Liberal Spin Prevails: How CBS Led the Networks' Charge Against the Bush Tax Cut
Table of Contents:
- Liberal Spin Prevails: How CBS Led the Networks' Charge Against the Bush Tax Cut
- Sizing Up the Tax Cuts: Reporters Side With Liberal Critics
- Contrary Information Omitted
- Who Benefits? Liberal Arguments Presented With Little Context
- CBS Excluded Data Rebutting Liberal Critics
- The CBS Evening News Promoted the Idea that Tax Cuts Are Dangerous
- Conclusion: Liberal Spin on All Three Networks, bus CBS Was the Worst
- Statement of L. Brent Bozell III on "Liberal Spin Prevails: How CBS Led the Networks' Charge Against the Bush Tax Cut"
Contrary Information Omitted
When reporters validate one side’s partisan claims by embracing them as their own, they signal audiences that those partisan claims are essentially correct. In the case of the Bush tax cuts, there was ample evidence that the overall magnitude of these tax proposals was comparatively small, yet the networks persisted in repeating the claim of liberal partisans that the cuts were large.
Reporters frequently stated that the overall size of the tax package was $1.6 trillion, but usually omitted that this was the accumulated total over a ten-year period. NBC’s weekend anchor John Seigenthaler, on February 4, was the only correspondent during this time period to clearly state this point in his presentation of "the President’s plan to cut taxes by $1.6 trillion over ten years." This more complete description of the tax cut’s size makes it seem far less formidable. Under current law, federal revenues are expected to total about $28 trillion during this same ten-year period, meaning that the total tax reduction package amounts to less than six percent of the total anticipated revenue.
Further, all of the network coverage has relied on statistics derived from "static analysis" of the budgetary consequences of the President’s program. A "static analysis" does not take into account the fact that consumers, investors, workers and businesses will respond to lower tax rates by changing their behavior in ways that will lead to more economic growth. These changes in economic behavior are widely understood and expected — one reason why tax cuts are generally recommended when the economy is weak.
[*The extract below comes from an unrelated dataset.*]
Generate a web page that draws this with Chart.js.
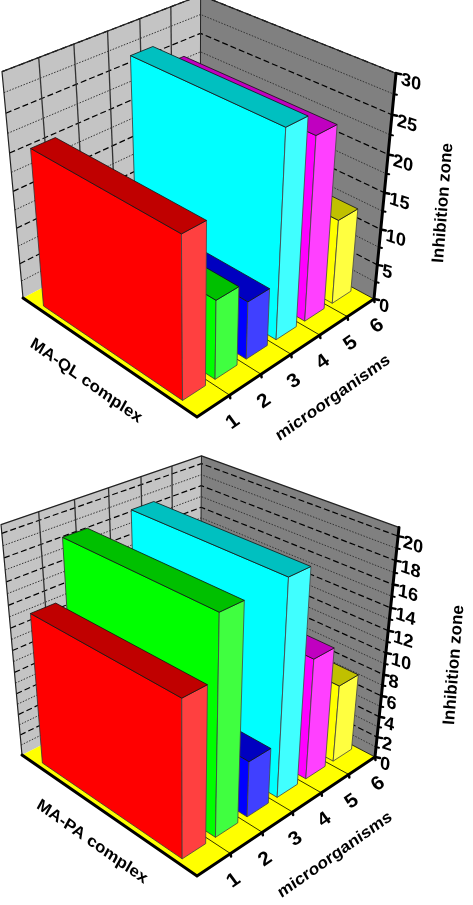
<!DOCTYPE html>
<html>
<head>
<meta charset="utf-8">
<script src="https://cdn.jsdelivr.net/npm/chart.js@4/dist/chart.umd.js"></script>
<style>
html, body { margin: 0; padding: 0; background: #fff; }
canvas { position: absolute; left: 0; }
</style>
</head>
<body>
<canvas id="chartQL" width="473" height="450" style="top:0"></canvas>
<canvas id="chartPA" width="473" height="455" style="top:450px"></canvas>
<script>
const categories = ['1', '2', '3', '4', '5', '6'];
const valuesQL = [21.5, 10.8, 8, 27.7, 24.8, 11.8];
const valuesPA = [13.9, 19.1, 5.2, 19.3, 11.2, 7.3];
const ticksQL = [0, 5, 10, 15, 20, 25, 30];
const ticksPA = [0, 2, 4, 6, 8, 10, 12, 14, 16, 18, 20];
const frontColors = ['#ff0000', '#00ff00', '#0000ff', '#00ffff', '#ff00ff', '#ffff00'];
const topColors = ['#c00000', '#00c000', '#0000c0', '#00c0c0', '#c000c0', '#c0c000'];
const sideColors = ['#ff4040', '#40ff40', '#4040ff', '#40ffff', '#ff40ff', '#ffff40'];

const FONT = '"Liberation Sans", Arial, sans-serif';

// works out the perspective from the corners of the box
function makeView(p) {
    const { F, L, R, B, TL, TR } = p;
    const a1 = R[0] - B[0], b1 = L[0] - B[0], c1 = F[0] - B[0];
    const a2 = R[1] - B[1], b2 = L[1] - B[1], c2 = F[1] - B[1];
    const det = a1 * b2 - a2 * b1;
    const wx = (c1 * b2 - c2 * b1) / det;
    const wy = (a1 * c2 - a2 * c1) / det;
    const dz = (wx * R[0] - wy * L[0] - TR[0] * wx + TL[0] * wy) / (TR[0] - TL[0]);
    const zx = TR[0] * (wx + dz) - wx * R[0];
    const zy = (TR[1] * (wx + dz) - wx * R[1] + TL[1] * (wy + dz) - wy * L[1]) / 2;
    return function (c, d, v) {
        const X = F[0] + c * (wx * R[0] - F[0]) + d * (wy * L[0] - F[0]) + v * zx;
        const Y = F[1] + c * (wx * R[1] - F[1]) + d * (wy * L[1] - F[1]) + v * zy;
        const W = 1 + c * (wx - 1) + d * (wy - 1) + v * dz;
        return [X / W, Y / W];
    };
}

function poly(ctx, pts, fill, stroke, width) {
    ctx.beginPath();
    pts.forEach((p, i) => i ? ctx.lineTo(p[0], p[1]) : ctx.moveTo(p[0], p[1]));
    if (fill) {
        ctx.closePath();
        ctx.fillStyle = fill;
        ctx.fill();
    }
    if (stroke) {
        ctx.strokeStyle = stroke;
        ctx.lineWidth = width;
        ctx.stroke();
    }
}

function line(ctx, pts, color, width, dash) {
    ctx.save();
    ctx.setLineDash(dash || []);
    poly(ctx, pts, null, color, width);
    ctx.restore();
}

function skewText(ctx, text, x, y, m, font, align) {
    ctx.save();
    ctx.translate(x, y);
    ctx.transform(m[0], m[1], m[2], m[3], 0, 0);
    ctx.font = font;
    ctx.fillStyle = '#000';
    ctx.textAlign = align || 'center';
    ctx.textBaseline = 'middle';
    ctx.fillText(text, 0, 0);
    ctx.restore();
}

const box3d = {
    id: 'box3d',
    beforeDatasetsDraw(chart, args, o) {
        const ctx = chart.ctx, project = makeView(o.corners);
        const xs = chart.scales.x, ys = chart.scales.y;
        const vOf = value => (ys.bottom - ys.getPixelForValue(value)) / ys.height;
        const cOf = px => (px - xs.left) / xs.width;
        const band = xs.width / categories.length;
        ctx.save();
        ctx.lineJoin = 'round';

        // walls and floor
        poly(ctx, [project(0, 1, 0), project(1, 1, 0), project(1, 1, 1), project(0, 1, 1)], '#c4c4c4');
        poly(ctx, [project(1, 1, 0), project(1, 0, 0), project(1, 0, 1), project(1, 1, 1)], '#808080');
        poly(ctx, [project(0, 0, 0), project(1, 0, 0), project(1, 1, 0), project(0, 1, 0)], '#ffff00');

        // grid on the walls
        ys.ticks.forEach((t, i) => {
            const wall = v => [project(0, 1, v), project(1, 1, v), project(1, 0, v)];
            if (t.value > 0) line(ctx, wall(vOf(t.value)), '#000', 1.2, [6, 3]);
            const next = ys.ticks[i + 1];
            if (next) line(ctx, wall(vOf((t.value + next.value) / 2)), '#333', 1, [1.5, 1.5]);
        });
        categories.forEach((c, i) => {
            const cc = cOf(xs.getPixelForValue(i) + band / 2);
            if (i < categories.length - 1) {
                line(ctx, [project(cc, 1, 0), project(cc, 1, 1)], '#333', 1.3);
            }
            line(ctx, [project(cc, 0, 0), project(cc, 1, 0)], '#000', 0.8);
        });
        line(ctx, [project(0, 1, 0), project(0, 1, 1), project(1, 1, 1), project(1, 0, 1)], '#222', 1.2);
        line(ctx, [project(1, 1, 1), project(1, 1, 0)], '#222', 1);
        ctx.restore();
    },
    beforeDatasetDraw(chart, args, o) {
        const ctx = chart.ctx, project = makeView(o.corners);
        const xs = chart.scales.x, ys = chart.scales.y;
        const bars = chart.getDatasetMeta(args.index).data;
        const d0 = o.depth[0], d1 = o.depth[1];
        ctx.save();
        ctx.lineJoin = 'round';
        // back to front so the nearer boxes cover the others
        for (let i = bars.length - 1; i >= 0; i--) {
            const el = bars[i];
            const c0 = (el.x - el.width / 2 - xs.left) / xs.width;
            const c1 = (el.x + el.width / 2 - xs.left) / xs.width;
            const v = (ys.bottom - el.y) / ys.height;
            poly(ctx, [project(c0, d1, 0), project(c0, d0, 0), project(c0, d0, v), project(c0, d1, v)], frontColors[i], '#333', 0.8);
            poly(ctx, [project(c0, d0, 0), project(c1, d0, 0), project(c1, d0, v), project(c0, d0, v)], sideColors[i], '#444', 0.8);
            poly(ctx, [project(c0, d0, v), project(c1, d0, v), project(c1, d1, v), project(c0, d1, v)], topColors[i], '#111', 0.8);
        }
        ctx.restore();
        return false;
    },
    afterDatasetsDraw(chart, args, o) {
        const ctx = chart.ctx, project = makeView(o.corners);
        const xs = chart.scales.x, ys = chart.scales.y;
        const vOf = value => (ys.bottom - ys.getPixelForValue(value)) / ys.height;
        const cOf = px => (px - xs.left) / xs.width;
        const band = xs.width / categories.length;
        ctx.save();
        ctx.lineCap = 'round';

        // thick axes
        line(ctx, [project(0, 1, 0), project(0, 0, 0), project(1, 0, 0), project(1, 0, 1)], '#000', 3);

        // value axis
        const tickFont = 'bold 18px ' + FONT;
        ys.ticks.forEach((t, i) => {
            const p = project(1, 0, vOf(t.value));
            line(ctx, [p, [p[0] + 5, p[1] + 1]], '#000', 2.5);
            skewText(ctx, String(t.value), p[0] + 5, p[1] + 6, [1, 0.33, -0.1, 1], tickFont, 'left');
            const next = ys.ticks[i + 1];
            if (next) {
                const m = project(1, 0, vOf((t.value + next.value) / 2));
                line(ctx, [m, [m[0] + 3, m[1] + 0.6]], '#000', 2);
            }
        });

        // category axis
        categories.forEach((c, i) => {
            const p = project(cOf(xs.getPixelForValue(i) + band / 2), 0, 0);
            line(ctx, [p, [p[0] + 0.5, p[1] + 3]], '#000', 2.5);
            skewText(ctx, c, p[0] + 3, p[1] + 27, [0.82, -0.57, 0.55, 0.75], 'bold 21px ' + FONT);
        });

        // axis titles
        const titleFont = 'bold 17.5px ' + FONT;
        skewText(ctx, o.depthTitle, o.depthPos[0], o.depthPos[1], [0.82, 0.58, -0.45, 0.8], titleFont);
        skewText(ctx, 'microorganisms', o.catPos[0], o.catPos[1], [0.82, -0.58, 0.45, 0.8], titleFont);
        const a = -85.5 * Math.PI / 180;
        skewText(ctx, 'Inhibition zone', o.valPos[0], o.valPos[1], [Math.cos(a), Math.sin(a), -Math.sin(a), Math.cos(a)], 'bold 17px ' + FONT);
        ctx.restore();
    }
};

function makeChart(id, values, ticks, maxValue, box) {
    return new Chart(document.getElementById(id), {
        type: 'bar',
        data: {
            labels: categories,
            datasets: [{
                data: values,
                backgroundColor: frontColors,
                barPercentage: 0.7,
                categoryPercentage: 1
            }]
        },
        options: {
            responsive: false,
            animation: false,
            layout: { padding: 0 },
            plugins: { legend: { display: false }, tooltip: { enabled: false }, box3d: box },
            scales: {
                x: { type: 'category', display: false, offset: true },
                y: {
                    type: 'linear', display: false, min: 0, max: maxValue,
                    afterBuildTicks(scale) { scale.ticks = ticks.map(v => ({ value: v })); }
                }
            }
        },
        plugins: [box3d]
    });
}

makeChart('chartQL', valuesQL, ticksQL, 30, {
    corners: { F: [197, 417], L: [23, 298], R: [374, 299], B: [200, 205], TL: [2, 72], TR: [396, 73] },
    depth: [0.1, 0.9],
    depthTitle: 'MA-QL complex',
    depthPos: [86, 381],
    catPos: [333, 398],
    valPos: [443, 203]
});

makeChart('chartPA', valuesPA, ticksPA, 20.7, {
    corners: { F: [197, 426], L: [22, 305], R: [375, 307], B: [200, 215], TL: [1, 76], TR: [399, 76] },
    depth: [0.1, 0.9],
    depthTitle: 'MA-PA complex',
    depthPos: [92, 392],
    catPos: [335, 405],
    valPos: [454, 215]
});
</script>
</body>
</html>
According to a detailed research paper recently distributed by the Heritage Foundation to more than a thousand members of the media — including those at ABC, CBS and NBC — a "dynamic analysis" of the Bush tax cut that considered these changes in economic behavior indicated that "because the tax relief would increase economic growth and employment, the larger tax base would generate $846 billion in tax revenue that is unaccounted for in a static analysis," slicing the estimated "cost" of the tax cuts by 47 percent.
Additionally, a study by the National Taxpayers Union (NTU) compared the Bush tax cut with two previous across-the-board income tax rate cuts: the Kennedy tax cut of 1963 and the Reagan tax cut of 1981. According to the NTU, Bush’s proposed cut is actually smaller than both previous cuts "as an average percentage of Gross Domestic Product (our nation’s yearly economic output) — a measure many economists believe is the most relevant factor regarding a tax cut." Reagan’s cut amounted to 3.3 percent of the overall economy, followed by Kennedy’s at 2.0 percent. Bush’s proposed cut — castigated by so many network reporters as "big" and "massive" — amounts to only 1.1 percent of the GDP. (See Exhibit 3: "Comparing Tax Cuts")
None of the networks even hinted at the Heritage and NTU studies, nor was there any evidence that they altered their commentary about the tax cut’s size after being presented with these contrary facts. The Heritage paper was specifically prepared to offer a factual rebuttal to the Concord Coalition, whose claims that the Bush tax cut was dangerously large were publicized on ABC’s World News Tonight and the NBC Nightly News. Yet none of the networks told viewers about either of these studies; doing so would have enabled audiences to think more critically about reporters’ labeling of the tax package as "big" and "huge."